The narrative of Fremont proceeds: "We were now entering a region, which for us possessed a strange and extraordinary interest.

We were upon the waters of the famous lake which forms a salient point among the remarkable geographical features of the country, and around which the vague and superstitious accounts of the trappers had thrown a delightful obscurity, which we anticipated pleasure in dispelling, but which, in the meantime, left a crowded field for the exercise of our imagination.
"In our occasional conversations with the few old hunters who had visited the region, it had been a subject of frequent speculation; and the wonders which they related were not the less agreeable because they were highly exaggerated and impossible.

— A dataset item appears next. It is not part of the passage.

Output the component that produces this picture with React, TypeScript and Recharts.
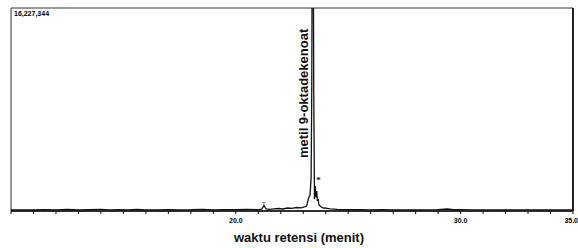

"Hitherto this lake had been seen only by trappers, who were wandering through the country in search of new beaver streams, caring very little for geography; its islands had never been visited; and none were to be found who had entirely made the circuit of its shores, and no instrumental observations, or geographical survey of any description, had ever been made anywhere in the neighboring region.

It was generally supposed that it had no visible outlet; but, among the trappers, including those in my own camp, were many who believed that somewhere on its surface was a terrible whirlpool, through which its waters found their way to the ocean by some subterranean communication.